113. Great and Not-Great Quotes.

 
When Vince Lombardi said, "Winning isn't everything; it's the only thing," he didn't say anything great. He didn't say anything at all. There's nothing outside of everything, nothing for him to be talking about. The only people he'll impress will be those who pay no attention to what words mean.

Since there can't be any of those working for newspapers let's assume the people on the nation's sports desks are just pretending to be impressed and go on to what Lombardi has really given us: the minimum requirement for a great saying. It has to say something.

So on a scale of 1 to 10 Lombardi's quote gets a 1. What would a 10 be? I'll nominate what an unnamed Russian came up with when Count Munster asked him to characterize his country's kind of government: "absolutism tempered by assassination." This was the time of the czars. This wonderful Russian has taken a word from the world of compromise and political parties and dropped it into that world's opposite. "Yes, we in our absolute monarchy modify, mitigate, and adjust too. We periodically knock off the monarch."

It's that switch in worlds that pulls a quote into the 10 bracket. A 9 will tickle you to death but a 10 will tickle you in more ways. When that clever Russian stole that word he mapped the whole barbarous East onto the enlightened West. He provided a hundred points of comparison. And the more you knew the more you were tickled. There in your mind's eye could be Peter the Great, strangling with his own hands rivals that threatened his throne. There could be Dostoevsky's divine madman, scorning the temperate reasoner.

You call up the pictures, yes, but with the knowing use of "tempered" you get a statement: "I know all that. I know your vocabulary. I know it well enough to play with it." The Russian answers the German count's question from a point superior to either world.

Imagine, doing all that with one word! But there's still more. The low-key usage shows us that the man is reconciled to his position. He's not going to rage at his country's absolutism, not even going to side against it. He's going to remain a Russian. But he's wearily aware of what that's costing him.

How do we know that, that he's wearily aware? By his tone. "Tempered" is used wryly. It adds an "alas" to his answer. And there's the final tickle. The man who answers the question, this man of the barbarous East, is at least as sophisticated as the man who asks it.
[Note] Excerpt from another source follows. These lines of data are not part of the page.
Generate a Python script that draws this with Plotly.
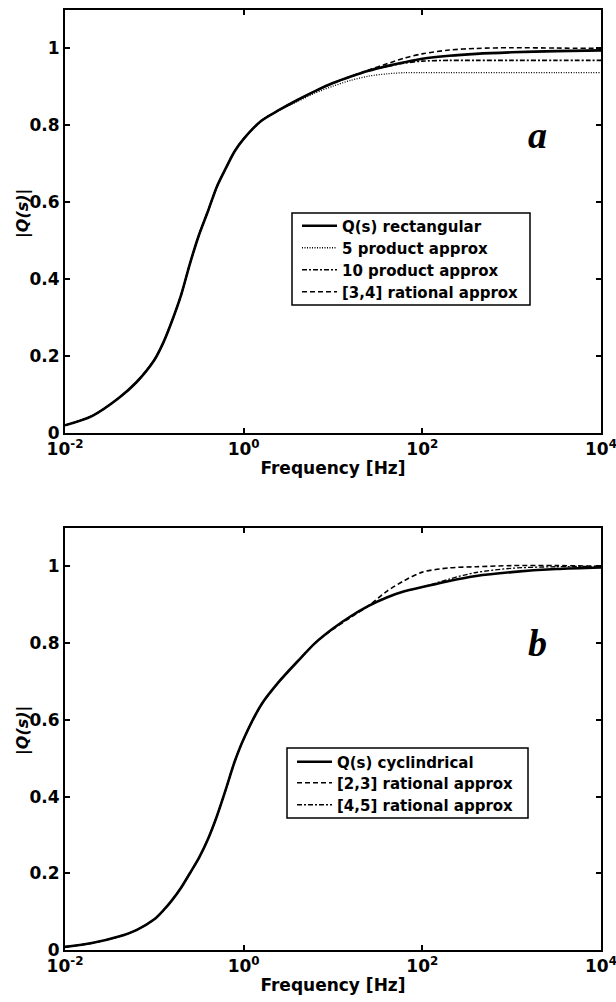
import plotly.graph_objects as go

# Frequencies [Hz] (shared grid, log spaced)
freq = [0.01, 0.02, 0.04, 0.063, 0.1, 0.126, 0.158, 0.2, 0.25, 0.316,
        0.4, 0.5, 0.63, 0.79, 1.0, 1.58, 2.5, 4.0, 6.3, 10.0,
        15.8, 25.0, 40.0, 63.0, 100.0, 200.0, 400.0, 1000.0, 3160.0, 10000.0]

# Panel a
q_rect = [0.020, 0.044, 0.091, 0.132, 0.190, 0.235, 0.292, 0.360, 0.440, 0.515,
          0.578, 0.640, 0.688, 0.732, 0.765, 0.812, 0.840, 0.866, 0.889, 0.910,
          0.927, 0.942, 0.954, 0.964, 0.973, 0.981, 0.986, 0.990, 0.993, 0.995]
prod5 = [0.020, 0.044, 0.091, 0.132, 0.190, 0.235, 0.292, 0.360, 0.440, 0.515,
         0.578, 0.640, 0.688, 0.732, 0.765, 0.812, 0.840, 0.862, 0.884, 0.902,
         0.917, 0.928, 0.934, 0.937, 0.937, 0.937, 0.937, 0.937, 0.937, 0.937]
prod10 = [0.020, 0.044, 0.091, 0.132, 0.190, 0.235, 0.292, 0.360, 0.440, 0.515,
          0.578, 0.640, 0.688, 0.732, 0.765, 0.812, 0.840, 0.866, 0.889, 0.910,
          0.927, 0.942, 0.953, 0.962, 0.967, 0.969, 0.969, 0.969, 0.969, 0.969]
rat34 = [0.020, 0.044, 0.091, 0.132, 0.190, 0.235, 0.292, 0.360, 0.440, 0.515,
         0.578, 0.640, 0.688, 0.732, 0.765, 0.812, 0.840, 0.866, 0.889, 0.910,
         0.927, 0.944, 0.960, 0.975, 0.986, 0.996, 1.000, 1.002, 1.001, 1.000]

# Panel b
q_cyl = [0.008, 0.018, 0.035, 0.052, 0.080, 0.103, 0.130, 0.163, 0.200, 0.240,
         0.290, 0.348, 0.418, 0.490, 0.550, 0.640, 0.700, 0.752, 0.800, 0.838,
         0.870, 0.897, 0.919, 0.935, 0.946, 0.962, 0.975, 0.985, 0.993, 0.997]
rat23 = [0.008, 0.018, 0.035, 0.052, 0.080, 0.103, 0.130, 0.163, 0.200, 0.240,
         0.290, 0.348, 0.418, 0.490, 0.550, 0.640, 0.700, 0.752, 0.800, 0.836,
         0.867, 0.897, 0.935, 0.963, 0.985, 0.996, 0.999, 1.002, 1.002, 1.000]
rat45 = [0.008, 0.018, 0.035, 0.052, 0.080, 0.103, 0.130, 0.163, 0.200, 0.240,
         0.290, 0.348, 0.418, 0.490, 0.550, 0.640, 0.700, 0.752, 0.800, 0.838,
         0.870, 0.897, 0.919, 0.935, 0.946, 0.967, 0.984, 0.995, 0.999, 1.000]

x_tickvals = [0.01, 1, 100, 10000]
x_ticktext = ["10<sup>-2</sup>", "10<sup>0</sup>", "10<sup>2</sup>", "10<sup>4</sup>"]
y_tickvals = [0, 0.2, 0.4, 0.6, 0.8, 1]
y_ticktext = ["0", "0.2", "0.4", "0.6", "0.8", "1"]

FONT = "DejaVu Sans"
W, H = 616, 1002

def px(xp):
    return xp / W

def py(yp):
    return 1 - yp / H

fig = go.Figure()

def add(x, y, name, dash, width, xa, ya, legend):
    fig.add_trace(go.Scatter(
        x=x, y=y, name=name, mode="lines",
        line=dict(color="black", width=width, dash=dash, shape="spline", smoothing=0.8),
        xaxis=xa, yaxis=ya, legend=legend))

add(freq, q_rect, "Q(s) rectangular", "solid", 2.6, "x", "y", "legend")
add(freq, prod5, "5 product approx", "1px,1.5px", 1.3, "x", "y", "legend2")
add(freq, prod10, "10 product approx", "5px,2px,2px,2px", 1.6, "x", "y", "legend3")
add(freq, rat34, "[3,4] rational approx", "5px,3px", 1.6, "x", "y", "legend4")

add(freq, q_cyl, "Q(s) cyclindrical", "solid", 2.6, "x2", "y2", "legend5")
add(freq, rat23, "[2,3] rational approx", "5px,3px", 1.6, "x2", "y2", "legend6")
add(freq, rat45, "[4,5] rational approx", "5px,2px,2px,2px", 1.3, "x2", "y2", "legend7")

xdom = [px(65), px(601)]
top_dom = [py(433), py(10)]
bot_dom = [py(950), py(528)]

tickfont = dict(family=FONT, size=17, color="black", weight="bold")

def xaxis(anchor):
    return dict(type="log", range=[-2, 4], domain=xdom, anchor=anchor,
                tickvals=x_tickvals, ticktext=x_ticktext, ticks="inside",
                ticklen=5, tickwidth=2, tickcolor="black", showline=True,
                linecolor="black", linewidth=2, mirror="ticks", showgrid=False,
                zeroline=False, tickfont=tickfont, automargin=False,
                ticklabeloverflow="allow",
                title=dict(text="Frequency [Hz]", standoff=4,
                           font=dict(family=FONT, size=17, color="black", weight="bold")))

def yaxis(dom, anchor):
    return dict(range=[0, 1.1], domain=dom, anchor=anchor,
                tickvals=y_tickvals, ticktext=y_ticktext, ticks="inside",
                ticklen=5, tickwidth=2, tickcolor="black", showline=True,
                linecolor="black", linewidth=2, mirror="ticks", showgrid=False,
                zeroline=False, tickfont=tickfont, automargin=False,
                ticklabeloverflow="allow")

legfont = dict(family=FONT, size=15, color="black", weight="bold")

def leg(x_line_start, y_center):
    return dict(x=px(x_line_start - 6), y=py(y_center), xanchor="left", yanchor="middle",
                bordercolor="black", borderwidth=0, bgcolor="rgba(0,0,0,0)",
                font=legfont, itemwidth=35)

top_centers = [226, 248, 270, 292]
bot_centers = [762, 783, 805]

layout_legends = {}
for n, c in zip(["legend", "legend2", "legend3", "legend4"], top_centers):
    layout_legends[n] = leg(303, c)
for n, c in zip(["legend5", "legend6", "legend7"], bot_centers):
    layout_legends[n] = leg(298, c)

ytitle_font = dict(family=FONT, size=16, color="black", weight="bold", style="italic")

fig.update_layout(
    width=W, height=H,
    margin=dict(l=0, r=0, t=0, b=0),
    paper_bgcolor="white", plot_bgcolor="white",
    xaxis=xaxis("y"), yaxis=yaxis(top_dom, "x"),
    xaxis2=xaxis("y2"), yaxis2=yaxis(bot_dom, "x2"),
    shapes=[
        dict(type="rect", xref="paper", yref="paper", x0=px(292), x1=px(530),
             y0=py(305), y1=py(213), line=dict(color="black", width=1.5),
             fillcolor="white", layer="above"),
        dict(type="rect", xref="paper", yref="paper", x0=px(287), x1=px(528),
             y0=py(818), y1=py(748), line=dict(color="black", width=1.5),
             fillcolor="white", layer="above"),
    ],
    annotations=[
        dict(text="|Q(s)|", x=px(23), y=py(214), xref="paper", yref="paper",
             showarrow=False, textangle=-90, xanchor="center", yanchor="middle",
             font=ytitle_font),
        dict(text="|Q(s)|", x=px(23), y=py(731), xref="paper", yref="paper",
             showarrow=False, textangle=-90, xanchor="center", yanchor="middle",
             font=ytitle_font),
        dict(text="<b><i>a</i></b>", x=3.284, y=0.774, xref="x", yref="y",
             showarrow=False, xanchor="center", yanchor="middle",
             font=dict(family="Liberation Serif", size=38, color="black")),
        dict(text="<b><i>b</i></b>", x=3.284, y=0.80, xref="x2", yref="y2",
             showarrow=False, xanchor="center", yanchor="middle",
             font=dict(family="Liberation Serif", size=38, color="black")),
    ],
    showlegend=True,
    **layout_legends,
)

fig.write_html("out.html", config={"displayModeBar": False},
               post_script="document.body.style.margin='0px';")
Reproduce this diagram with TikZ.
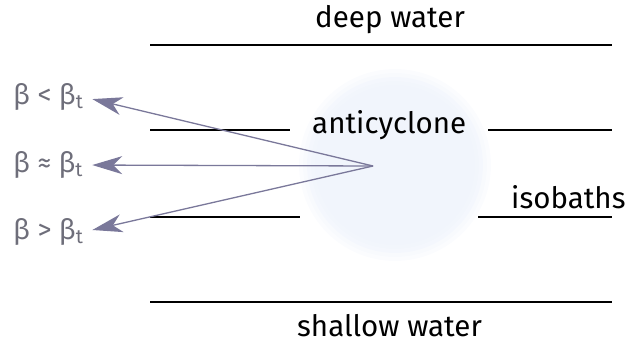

All right, there's a 10, the perfect dive in the verbal Olympics. It shows us what all 10s have to have: a world-switch. Not every world-switch will get you a 10, but if you don't have it you'll have to settle for a 9.

What does a 9 look like? This: Somebody asks you if you believe in baptism. You say, "Believe in it? I've seen it done!" You've got a terrific world-switch. The questioner is in the world of Christian theology, asking where you stand on the efficacy of a sacrament. The answerer is in the world of skeptical scientific inquiry, and he takes the question to be coming from a fellow in that world. Switcheroo! The last person the questioner wants to hear from is a fellow rushing out of the laboratory, or the jungle, declaring that such rumored things really do happen.

OK, why isn't that a 10? You can't fault the leap it takes. The distance from Heinrich Bullinger (in baptism God cleanses and adopts children) to Nietzsche (can you believe that such things are still believed?) is about as far as the human mind can jump. So there's no doubt about the impact. And there's no doubt about how it has registered. The fact that the quote has been attributed, at various times, to William James, George Bernard Shaw, and G. K. Chesterton is testimony to that. On impact it makes it. It's on distribution, I think, that it falls short. Think of the number of places that Russian hit us.

But it's not an easy call to make, and there are many other factors — too many, I see, to assess in one post.